As governor's councilor, Ms. Timilty only has one job, and, fortunately, it's a part-time one: confirm the Massachusetts governor's judicial appointments. I often have an internal debate about this elected body: Another example of all the antiquated vestiges of the state's bloated government or actually a good idea because there should be a check on a governor's power to control the judicial bench? Fortunately, Ms. Timilty puts both of her thumbs on the scale for the former. Not only is her attendance record for her part-time job embarrassing (unfortunately Mass. Lawyers Weekly's story about this is hidden behind a pay-for-content wall; they're an industry publication, so I understand), but when facing a challenger in this past summer's primary, she forged Gov. Deval Patrick's endorsement. That's right: In her final campaign mailing, a few days before the Sept. 16 vote, there was a picture of her and Patrick, with Patrick's forged signature and a fabricated comment attributed to him, urging everyone to return to Timilty to office! It even had typos in it! (Gov. Patrick's campaign committee first said it would consider its legal options against Timilty, but then decided to drop the matter.)

And, of course, Timilty won soundly. While her competitor seemed qualified and competent, she didn't appear to campaign much beyond the forged endorsement and gave the worst speech that I've ever seen any politician give "on the trail." It was so bad someone suggested to me she was drunk while giving it, and I actually spent an afternoon pursuing this to see if it could be proved or was true. (It couldn't and I don't think it was.) But she won because she has the last name Timilty, which, even in the post-machine politics of 2008, is enough for the governor's council because all one needs to win are a few thousand votes that are easy to round up when you're part of the old Boston politician families who know a lot of people who know a lot of people, most of them in unions, which, for all their faults, still head to the polls reliably, for which they must be recognized.

Her apology for it all, issued a few days after the election and a few days after it came from the lips of one of Boston's top P.R. guys, who all the "elite" hire temporarily when they're in trouble and need someone to rhetorically massage the press: "I was with him at a couple of events, and I guess I just assumed it was OK. I can't blame anybody but myself."

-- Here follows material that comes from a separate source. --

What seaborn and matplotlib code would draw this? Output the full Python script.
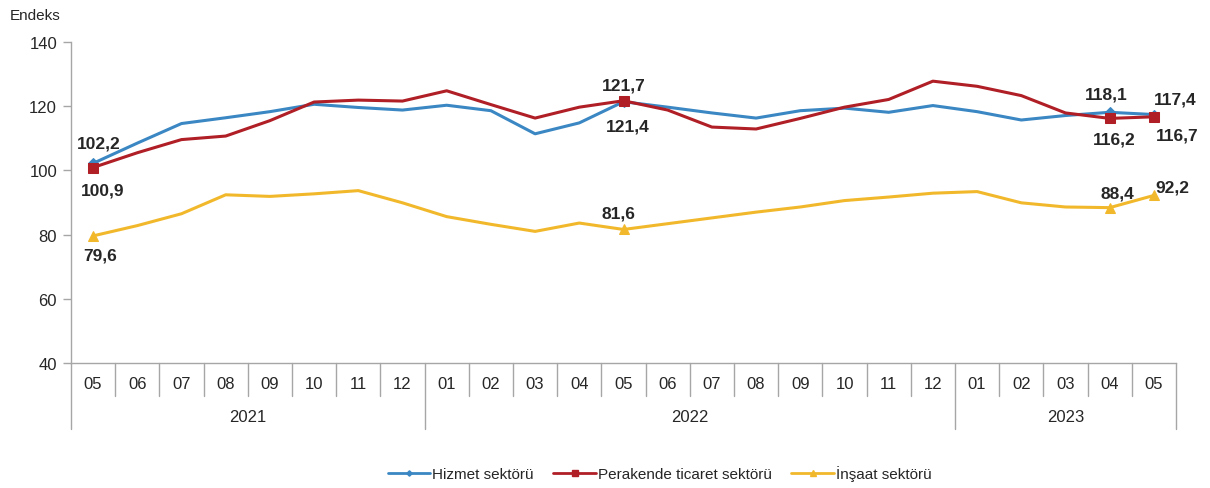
import pandas as pd
import numpy as np
import matplotlib
matplotlib.use("Agg")
import matplotlib.pyplot as plt
import matplotlib.transforms as mtransforms
from matplotlib.lines import Line2D
import seaborn as sns

# --- Veriler ---------------------------------------------------------------
months = ["05", "06", "07", "08", "09", "10", "11", "12",
          "01", "02", "03", "04", "05", "06", "07", "08", "09", "10", "11", "12",
          "01", "02", "03", "04", "05"]
years = ["2021", "2022", "2023"]
year_start = [0, 8, 20]          # yilin ilk ayinin sirasi
year_end = [7, 19, 24]           # yilin son ayinin sirasi

hizmet = [102.2, 108.5, 114.6, 116.4, 118.3, 120.6, 119.6, 118.8,
          120.3, 118.6, 111.4, 114.8, 121.4, 119.7, 117.9, 116.3, 118.6, 119.4, 118.1, 120.2,
          118.3, 115.7, 117.1, 118.1, 117.4]
perakende = [100.9, 105.5, 109.6, 110.7, 115.5, 121.3, 121.9, 121.6,
             124.8, 120.5, 116.3, 119.7, 121.7, 118.8, 113.5, 112.9, 116.2, 119.7, 122.1, 127.8,
             126.2, 123.3, 117.9, 116.2, 116.7]
insaat = [79.6, 82.8, 86.5, 92.4, 91.9, 92.7, 93.7, 89.9,
          85.6, 83.2, 81.0, 83.6, 81.6, 83.4, 85.2, 87.0, 88.6, 90.6, 91.7, 92.9,
          93.4, 89.9, 88.6, 88.4, 92.2]

labeled_idx = [0, 12, 23, 24]

# etiket kaydirmalari (piksel): her seri icin labeled_idx sirasiyla
off_hizmet = [(6, 20), (4, -24), (-3, 18), (21, 16)]
off_perakende = [(10, -22), (0, 16), (5, -21), (23, -18)]
off_insaat = [(7, -19), (-5, 16), (8, 15), (18, 8)]

series = [
    ("Hizmet sektörü", hizmet, "#3A87C3", "D", 5, off_hizmet),
    ("Perakende ticaret sektörü", perakende, "#B01E26", "s", 7, off_perakende),
    ("İnşaat sektörü", insaat, "#F2B82C", "^", 7, off_insaat),
]

# --- Stil ------------------------------------------------------------------
sns.set_style("white")
plt.rcParams["font.family"] = ["Liberation Sans", "DejaVu Sans"]

GRAY = "#A6A6A6"
TXT = "#262626"

fig = plt.figure(figsize=(12.1, 4.89), dpi=100)
ax = fig.add_axes([71 / 1210, 1 - 364 / 489, (1176 - 71) / 1210, (364 - 43) / 489])

handles = []
for name, vals, color, mk, ms, offs in series:
    df = pd.DataFrame({"idx": np.arange(len(vals)), "value": vals})
    sns.lineplot(data=df, x="idx", y="value", ax=ax, color=color, linewidth=2.2,
                 marker=mk, markersize=ms, markevery=labeled_idx,
                 markeredgecolor=color, errorbar=None, legend=False)
    for (i, (dx, dy)) in zip(labeled_idx, offs):
        ax.annotate(f"{vals[i]:.1f}".replace(".", ","), xy=(i, vals[i]),
                    xytext=(dx, dy), textcoords="offset pixels",
                    ha="center", va="center", fontsize=12.5, fontweight="bold", color=TXT)
    handles.append(Line2D([], [], color=color, lw=2, marker=mk, markersize=ms * 0.55,
                          markeredgecolor=color, label=name))

ax.set_xlim(-0.5, len(months) - 0.5)
ax.set_ylim(40, 140)
ax.set_yticks(np.arange(40, 141, 20))
ax.set_xticks([])
ax.set_xlabel("")
ax.set_ylabel("")
ax.tick_params(axis="y", left=True, length=6, width=1, color=GRAY, labelsize=12,
               labelcolor=TXT, pad=4)
for s in ["top", "right"]:
    ax.spines[s].set_visible(False)
for s in ["left", "bottom"]:
    ax.spines[s].set_color(GRAY)
    ax.spines[s].set_linewidth(1)

# --- Ay / yil ekseni -------------------------------------------------------
trans = mtransforms.blended_transform_factory(ax.transData, ax.transAxes)
month_depth = -(397 - 364) / 321
year_depth = -(430 - 364) / 321
year_bounds = [year_start[0] - 0.5] + [e + 0.5 for e in year_end]

for k in range(len(months) + 1):
    b = k - 0.5
    depth = year_depth if b in year_bounds else month_depth
    ax.plot([b, b], [0, depth], transform=trans, color=GRAY, lw=1, clip_on=False)

for i, m in enumerate(months):
    ax.text(i, -(385 - 364) / 321, m, transform=trans, ha="center", va="center",
            fontsize=12, color=TXT)

for y, s, e in zip(years, year_start, year_end):
    ax.text((s + e) / 2, -(418 - 364) / 321, y, transform=trans, ha="center",
            va="center", fontsize=12, color=TXT)

fig.text(10 / 1210, 1 - 16 / 489, "Endeks", ha="left", va="center", fontsize=11, color=TXT)

fig.legend(handles=handles, loc="center", bbox_to_anchor=(0.545, 0.03), ncol=3,
           frameon=False, fontsize=11, handlelength=2.8, handletextpad=0.1,
           columnspacing=1.3, labelcolor=TXT)

plt.savefig("out.png", dpi=100)
plt.close()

This incident has irritated me for the past six weeks, so, on Election Day eve, when Massachusetts state politics are again engulfed in scandal, I suppose the point of this rant is, We get the government for which we vote. Vote for intelligence and inspiration tomorrow.

Update: Massachusetts Attorney General Martha Coakley, a Democrat, has fined Timilty $8,000 for faking Patrick's endorsement, which is eight times the maximum penalty a criminal conviction could have imposed. Good for Coakley.